My problem is conceptually similar to solving anagrams, except I can't just use a dictionary lookup. I am trying to find plausible words rather than real words.

I have created an N-gram model (for now, N=2) based on the letters in a bunch of text. Now, given a random sequence of letters, I would like to permute them into the most likely sequence according to the transition probabilities. I thought I would need the Viterbi algorithm when I started this, but as I look deeper, the Viterbi algorithm optimizes a sequence of hidden random variables based on the observed output. I am trying to optimize the output sequence.

Is there a well-known algorithm for this that I can read about?
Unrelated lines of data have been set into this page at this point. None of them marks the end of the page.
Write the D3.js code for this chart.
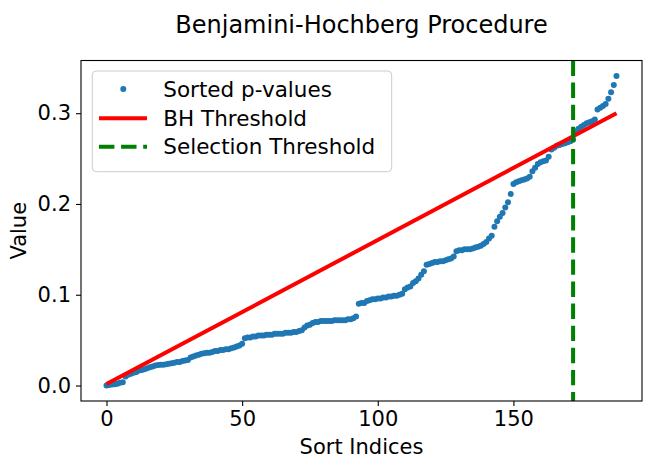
<!DOCTYPE html>
<html>
<head>
<meta charset="utf-8">
<script src="https://d3js.org/d3.v7.min.js"></script>
<style>
  body { margin: 0; background: white; }
  svg text { font-family: "DejaVu Sans", sans-serif; fill: black; }
</style>
</head>
<body>
<div id="container"></div>
<script>

// sorted p-values (index = sort index)
var pvals = [
  0.000, 0.0005, 0.001, 0.0015, 0.002, 0.003, 0.0035,
  0.010, 0.012, 0.013, 0.014, 0.015, 0.0165,
  0.017, 0.018, 0.019, 0.020, 0.021, 0.022,
  0.0225, 0.023, 0.023, 0.0235, 0.024, 0.0245,
  0.025, 0.026, 0.026, 0.027, 0.0275, 0.028, 0.031,
  0.032, 0.033, 0.034, 0.035, 0.0355, 0.036, 0.036, 0.037,
  0.038, 0.038, 0.039, 0.039, 0.040, 0.040, 0.041, 0.042, 0.043, 0.044, 0.046,
  0.052, 0.053, 0.053, 0.054, 0.054, 0.055, 0.055, 0.055, 0.056, 0.056, 0.056, 0.057, 0.057, 0.057,
  0.057, 0.058, 0.058, 0.058, 0.059, 0.059, 0.060, 0.061, 0.064, 0.066,
  0.067, 0.069, 0.070, 0.070, 0.071, 0.071, 0.071, 0.071, 0.071, 0.072, 0.072, 0.072, 0.072, 0.072, 0.073, 0.073, 0.074, 0.076,
  0.090, 0.091, 0.091, 0.093, 0.094, 0.095, 0.095, 0.096, 0.096, 0.097, 0.097, 0.098, 0.098, 0.099, 0.099, 0.100, 0.101,
  0.106, 0.108, 0.109, 0.113, 0.115, 0.118, 0.122, 0.126, 0.133,
  0.134, 0.135, 0.136, 0.136, 0.137, 0.137, 0.138, 0.139, 0.140, 0.142,
  0.148, 0.149, 0.149, 0.150, 0.150, 0.150, 0.151, 0.152, 0.153, 0.154, 0.156,
  0.158, 0.162, 0.165, 0.175, 0.181, 0.186, 0.190, 0.196, 0.202, 0.211, 0.222, 0.224,
  0.225, 0.226, 0.227, 0.228, 0.230, 0.236, 0.240, 0.244, 0.246, 0.247, 0.248,
  0.252, 0.260, 0.262, 0.264, 0.265, 0.266, 0.267, 0.268, 0.269, 0.271,
  0.280, 0.283, 0.285, 0.287, 0.289, 0.290, 0.291, 0.293,
  0.304, 0.306, 0.308, 0.310, 0.316, 0.323, 0.331, 0.341
];

// BH threshold line endpoints (sort index, value)
var bh_x = [0, 188];
var bh_y = [0.0016, 0.300];

// selection threshold (sort index)
var selection_x = 172;

var x_ticks = [0, 50, 100, 150];
var y_ticks = [0.0, 0.1, 0.2, 0.3];

var legend_labels = ["Sorted p-values", "BH Threshold", "Selection Threshold"];

var width = 651, height = 466;
var margin = {left: 81, right: 9, top: 60.5, bottom: 65};

var svg = d3.select("div#container")
  .append("svg")
  .attr("width", width)
  .attr("height", height);

// matplotlib style 5% padding
var x_lo = 0, x_hi = pvals.length - 1;
var x_pad = (x_hi - x_lo) * 0.05;
var y_lo = d3.min(pvals), y_hi = d3.max(pvals);
var y_pad = (y_hi - y_lo) * 0.05;

var x = d3.scaleLinear()
  .domain([x_lo - x_pad, x_hi + x_pad])
  .range([margin.left, width - margin.right]);

var y = d3.scaleLinear()
  .domain([y_lo - y_pad, y_hi + y_pad])
  .range([height - margin.bottom, margin.top]);

// clip to the axes box
svg.append("clipPath").attr("id", "clip")
  .append("rect")
  .attr("x", margin.left).attr("y", margin.top)
  .attr("width", width - margin.left - margin.right)
  .attr("height", height - margin.top - margin.bottom);

var plot = svg.append("g").attr("clip-path", "url(#clip)");

// points
plot.selectAll("circle.pt")
  .data(pvals)
  .enter().append("circle")
  .attr("class", "pt")
  .attr("cx", function(d, i) { return x(i); })
  .attr("cy", function(d) { return y(d); })
  .attr("r", 3)
  .style("fill", "#1f77b4");

// BH line
var bh = d3.zip(bh_x, bh_y);
plot.append("path")
  .attr("d", d3.line().x(function(d) { return x(d[0]); }).y(function(d) { return y(d[1]); })(bh))
  .style("fill", "none")
  .style("stroke", "red")
  .style("stroke-width", 4);

// selection line
plot.append("line")
  .attr("x1", x(selection_x)).attr("x2", x(selection_x))
  .attr("y1", margin.top).attr("y2", height - margin.bottom)
  .style("stroke", "green")
  .style("stroke-width", 4)
  .style("stroke-dasharray", "15.4,6.7");

// axes
var x_axis = svg.append("g")
  .attr("transform", "translate(0," + (height - margin.bottom) + ")")
  .call(d3.axisBottom(x).tickValues(x_ticks).tickSizeOuter(0).tickSize(5).tickPadding(5).tickFormat(d3.format("d")));

var y_axis = svg.append("g")
  .attr("transform", "translate(" + margin.left + ",0)")
  .call(d3.axisLeft(y).tickValues(y_ticks).tickSizeOuter(0).tickSize(5).tickPadding(5).tickFormat(d3.format(".1f")));

[x_axis, y_axis].forEach(function(a) {
  a.select(".domain").remove();
  a.selectAll("line").style("stroke", "black").style("stroke-width", 1.1);
  a.selectAll("text").style("font-size", "21px").style("font-family", "DejaVu Sans");
});

// frame
svg.append("rect")
  .attr("x", margin.left).attr("y", margin.top)
  .attr("width", width - margin.left - margin.right)
  .attr("height", height - margin.top - margin.bottom)
  .style("fill", "none")
  .style("stroke", "black")
  .style("stroke-width", 1.1);

// title and labels
svg.append("text")
  .attr("x", (margin.left + width - margin.right) / 2)
  .attr("y", 33)
  .attr("text-anchor", "middle")
  .style("font-size", "24px")
  .text("Benjamini-Hochberg Procedure");

svg.append("text")
  .attr("x", (margin.left + width - margin.right) / 2)
  .attr("y", 454)
  .attr("text-anchor", "middle")
  .style("font-size", "21px")
  .text("Sort Indices");

svg.append("text")
  .attr("transform", "translate(26," + ((margin.top + height - margin.bottom) / 2) + ") rotate(-90)")
  .attr("text-anchor", "middle")
  .style("font-size", "21px")
  .text("Value");

// legend
var legend = svg.append("g");
legend.append("rect")
  .attr("x", 92.3).attr("y", 71)
  .attr("width", 299.4).attr("height", 100.7)
  .attr("rx", 4)
  .style("fill", "white").style("fill-opacity", 0.8)
  .style("stroke", "#cccccc").style("stroke-width", 1);

var row_y = [89, 118.3, 146.7];

legend.append("circle")
  .attr("cx", 123.3).attr("cy", row_y[0]).attr("r", 3)
  .style("fill", "#1f77b4");

legend.append("line")
  .attr("x1", 99).attr("x2", 147).attr("y1", row_y[1]).attr("y2", row_y[1])
  .style("stroke", "red").style("stroke-width", 4);

legend.append("line")
  .attr("x1", 99).attr("x2", 147).attr("y1", row_y[2]).attr("y2", row_y[2])
  .style("stroke", "green").style("stroke-width", 4)
  .style("stroke-dasharray", "15.4,6.7");

legend.selectAll("text.lab")
  .data(legend_labels)
  .enter().append("text")
  .attr("class", "lab")
  .attr("x", 163.3)
  .attr("y", function(d, i) { return row_y[i]; })
  .attr("dy", "0.36em")
  .style("font-size", "21.5px")
  .text(function(d) { return d; });

</script>
</body>
</html>
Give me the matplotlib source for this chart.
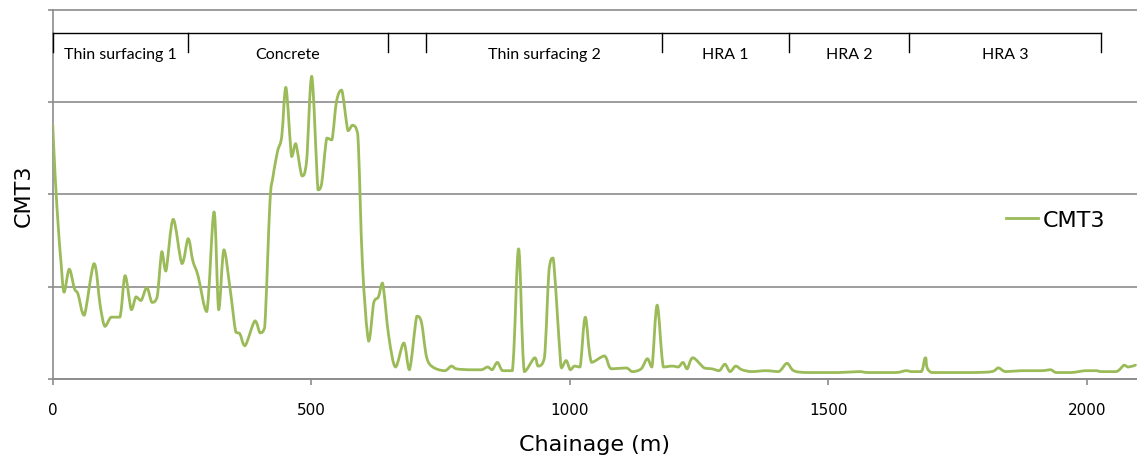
import matplotlib
matplotlib.use("Agg")
import matplotlib.pyplot as plt
import numpy as np
from matplotlib.path import Path
from matplotlib.patches import PathPatch
from matplotlib.lines import Line2D
from matplotlib.ticker import MultipleLocator

# CMT3 profile along the chainage
chainage = [0, 5, 11, 16, 22, 32, 42, 49, 61, 80, 92, 101, 113, 130, 140, 152, 161, 171, 182, 192,
            202, 211, 219, 233, 250, 262, 271, 281, 298, 312, 321, 331, 343, 354, 362, 372, 391, 401,
            410, 420, 426, 435, 443, 451, 462, 470, 482, 491, 501, 513, 520, 530, 540, 549, 559, 571,
            580, 590, 599, 611, 621, 630, 638, 650, 663, 679, 690, 704, 713, 723, 735, 758, 771, 781,
            806, 829, 841, 850, 860, 870, 889, 901, 912, 932, 939, 951, 960, 968, 980, 984, 993, 1001,
            1009, 1020, 1030, 1042, 1067, 1080, 1109, 1121, 1138, 1150, 1159, 1169, 1181, 1198, 1210,
            1219, 1227, 1238, 1260, 1275, 1289, 1300, 1310, 1321, 1333, 1352, 1379, 1404, 1420, 1433,
            1459, 1520, 1559, 1578, 1630, 1650, 1661, 1680, 1688, 1700, 1777, 1816, 1829, 1843, 1873,
            1912, 1930, 1941, 1970, 1997, 2018, 2028, 2057, 2072, 2080, 2094]
cmt3 = [2.76, 2.17, 1.63, 1.27, 0.94, 1.19, 0.98, 0.92, 0.69, 1.25, 0.79, 0.57, 0.67, 0.67, 1.12, 0.75,
        0.89, 0.85, 0.99, 0.83, 0.89, 1.38, 1.17, 1.73, 1.25, 1.52, 1.28, 1.12, 0.73, 1.81, 0.75, 1.40,
        0.98, 0.51, 0.49, 0.36, 0.63, 0.50, 0.56, 1.90, 2.19, 2.47, 2.63, 3.16, 2.41, 2.55, 2.20, 2.36,
        3.28, 2.05, 2.11, 2.61, 2.59, 3.01, 3.13, 2.69, 2.75, 2.65, 1.25, 0.41, 0.83, 0.89, 1.04, 0.46,
        0.13, 0.39, 0.10, 0.68, 0.62, 0.24, 0.13, 0.09, 0.14, 0.11, 0.10, 0.10, 0.13, 0.10, 0.18, 0.09,
        0.09, 1.41, 0.08, 0.23, 0.14, 0.23, 1.19, 1.31, 0.36, 0.12, 0.20, 0.10, 0.14, 0.13, 0.67, 0.18,
        0.25, 0.11, 0.12, 0.08, 0.11, 0.22, 0.13, 0.80, 0.13, 0.14, 0.13, 0.18, 0.11, 0.23, 0.12, 0.11,
        0.09, 0.16, 0.08, 0.14, 0.10, 0.08, 0.09, 0.08, 0.17, 0.09, 0.07, 0.07, 0.08, 0.07, 0.07, 0.09,
        0.08, 0.08, 0.23, 0.07, 0.07, 0.08, 0.12, 0.08, 0.09, 0.09, 0.10, 0.07, 0.07, 0.09, 0.09, 0.08,
        0.08, 0.15, 0.13, 0.15]

# Pavement sections along the route
section_bounds = [0, 262, 648, 722, 1179, 1424, 1656, 2028]
section_names = ["Thin surfacing 1", "Concrete", "", "Thin surfacing 2", "HRA 1", "HRA 2", "HRA 3"]

x_ticks = [0, 500, 1000, 1500, 2000]

GREEN = "#9BBB59"
GRID = "#8C8C8C"


def smooth_path(xs, ys):
    """Cubic Bezier path through every point, with tangent handles kept
    inside each segment's vertical range so the curve never overshoots."""
    p = np.column_stack([xs, ys]).astype(float)
    n = len(p)
    verts = [p[0]]
    codes = [Path.MOVETO]
    for i in range(n - 1):
        p0 = p[i - 1] if i > 0 else p[i]
        p1, p2 = p[i], p[i + 1]
        p3 = p[i + 2] if i + 2 < n else p[i + 1]
        c1 = p1 + (p2 - p0) / 6.0
        c2 = p2 - (p3 - p1) / 6.0
        lo, hi = min(p1[1], p2[1]), max(p1[1], p2[1])
        c1[1] = np.clip(c1[1], lo, hi)
        c2[1] = np.clip(c2[1], lo, hi)
        verts += [c1, c2, p2]
        codes += [Path.CURVE4] * 3
    return Path(verts, codes)


fig = plt.figure(figsize=(11.37, 4.64), dpi=100)
ax = fig.add_axes([52.7 / 1137, 84 / 464, (1137 - 52.7) / 1137, 369.2 / 464])

curve = PathPatch(smooth_path(chainage, cmt3), facecolor="none", edgecolor=GREEN, lw=2.0,
                  joinstyle="round", capstyle="round", zorder=3)
ax.add_patch(curve)

ax.set_xlim(0, 2097)
ax.set_ylim(0, 4)
ax.set_xticks(x_ticks)
ax.yaxis.set_major_locator(MultipleLocator(1))
ax.set_yticklabels([])
ax.grid(axis="y", color=GRID, lw=1.2)
for gl in ax.get_ygridlines():
    gl.set_clip_on(False)
ax.set_axisbelow(True)

for side in ("top", "right"):
    ax.spines[side].set_visible(False)
for side in ("left", "bottom"):
    ax.spines[side].set_color(GRID)
    ax.spines[side].set_linewidth(1.2)

ax.tick_params(axis="x", direction="out", length=4.5, color=GRID, width=1.2,
               labelsize=11, pad=12)
ax.tick_params(axis="y", direction="out", length=3.8, color=GRID, width=1.2)

ax.set_xlabel("Chainage (m)", fontsize=16, labelpad=12)
ax.set_ylabel("CMT3", fontsize=16, labelpad=6)

# Section bracket across the top of the plot
bracket_y = 3.75
tick_bottom = 3.545
ax.plot([section_bounds[0], section_bounds[-1]], [bracket_y, bracket_y], color="black", lw=1.0,
        clip_on=False, zorder=4)
for b in section_bounds:
    ax.plot([b, b], [bracket_y, tick_bottom], color="black", lw=1.0, clip_on=False, zorder=4)
for lo, hi, name in zip(section_bounds[:-1], section_bounds[1:], section_names):
    if name:
        ax.text((lo + hi) / 2, 3.52, name, ha="center", va="center", fontsize=11.5,
                family=["Lato", "DejaVu Sans"], color="black")

handle = Line2D([], [], color=GREEN, lw=2.0)
ax.legend([handle], ["CMT3"], loc="center left", bbox_to_anchor=(1006 / 1137, (464 - 221) / 464),
          bbox_transform=fig.transFigure, frameon=False, fontsize=16, handlelength=1.45,
          handletextpad=0.2, borderpad=0, borderaxespad=0)

fig.savefig("out.png", dpi=100)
Or am I on the right track with Viterbi and I'm just not seeing how to apply it?

Update

I have added a bounty to ask for more insight into this problem. (Analysis explaining why an efficient approach isn't possible, other heuristics/approximations besides simulated annealing, etc.)


Solution

  • If I understand your problem correctly, you are searching all permutations of letters in a word for the one with the lowest product of 2-gram probabilities.

    If your word is too long to simply brute force all combinations, I've found that stochastic optimization algorithms produce good results in a short time. I (having a mathematical background) have done some work on the algorithm "Simulated Annealing", which I think would fit nicely to your problem. And it is pretty easy to implement.